煩悩退散!

シンプルライフを目指しています。なのに煩悩(物欲・食欲・承認欲 etc.)は尽きません。そんな煩悩をここで吐き出して成仏させようとする試み。

日本酒が魚の臭みを取る理由


日本料理では、日本酒を調味料としてよく使います。よく言われる理由としては、料理に旨味・甘みを与える、魚の臭みを取るというものがあるかと思います。前者は、日本酒に含まれる糖分やアミノ酸などのおかげであると想像できますが、魚の臭みを取ることができる理由はあまりまじめに考えたことがありませんでしたので、調べてみました。

下の笹一酒造さんのサイトの説明では、「アルコールが魚の臭みの成分であるトリメチルアミンを蒸発させる」とあります。

日本酒活用あれこれ【笹一酒造】

なるほど、これはたぶんアルコールが蒸発する時にトリメチルアミンと一緒に蒸発してくれるということなのでしょう。

また、お酒のアルコールは魚などの組織をやわらかくする一方で、タンパク質の凝固を早める効果があるとも説明しています。日本酒の他の利用法もたくさん紹介されていますので、興味のある方は上のサイトを見てみて下さい。

さて、魚の臭みの原因はトリメチルアミンであると書かれていますが、トリメチルアミンとはどんな物質なのでしょうか。

Wikpediaで調べてみると

トリメチルアミン - Wikipedia

魚類は、浸透圧調節作用を持つ成分として、トリメチルアミン-N-オキシドを持ち、還元されることでトリメチルアミンとなる。トリメチルアミンは魚が腐敗したときの臭いの原因の一つである。

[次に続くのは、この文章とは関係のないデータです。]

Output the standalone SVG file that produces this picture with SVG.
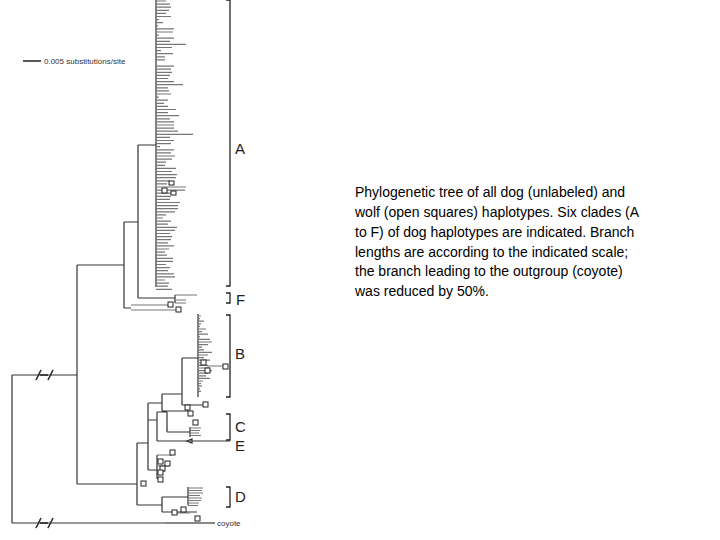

とあり、浸透圧を調整するための物質が腐敗する時に腐敗臭のトリメチルアミンに変化してしまうということのようです。

更に読んでいくと、

食品中に含まれるレシチン(コリン)が一部の腸内細菌によりトリメチルアミン(TMA)に代謝され、さらに肝臓においてFMO酵素によりTMAOへと代謝され、これがマクロファージを変化させアテローム性動脈硬化などの心血管疾患に結びついているとする論文 [3] が発表されている。また赤肉などに含まれるカルニチンも同様に腸内細菌 - 肝臓代謝を経てTMAOとなりこれがアテローム性動脈硬化のリスクを高めていると報告された。[4][5]

という少し怖い記述があり、料理の際にトリメチルアミンを飛ばすことは、美味しさに加えて健康面でも利点がありそうです。

西洋料理でも、魚料理や肉料理にはワインを使ったりしますし、臭みをとるためにアルコールを利用するという技術は世界で広く使われているようです。

お酒がいかに世界中の食文化に溶け込んでいるかを見れば、その恩恵が分かります。人類が酒を発見して本当に良かったなあと改めて思います

ちなみに、アルコールは人間にとって奇跡の毒物だというのを以前どこかで見たことがあります。お酒は、通常の量の摂取では脳に働き気分をとても良くしますし、血行も良くします。また、一気飲みはもちろん危険ですが、通常の飲酒では致死量にはなかなかとどきません。アルコールの致死量は、体重1kgあたり5g~14gと言われています。60kgの人なら、日本酒2.1Lくらいでしょうか。これも、相当する純粋なアルコールを一気飲みした場合ですので、実際に飲む量では大体安全でしょう。もちろん、ウォッカとかウイスキーなどのアルコール度数の高い酒は一気飲みした時の危険性が高いですが。更に、アルコールは依存性も程々です。利点が多く程々の毒性。そんなわけで、お酒は世界中でこれだけ広く受け入れられたのでしょう。

適度な飲酒を心がけ、お酒のすばらしい恩恵を十分に受け取って生きていきたいです。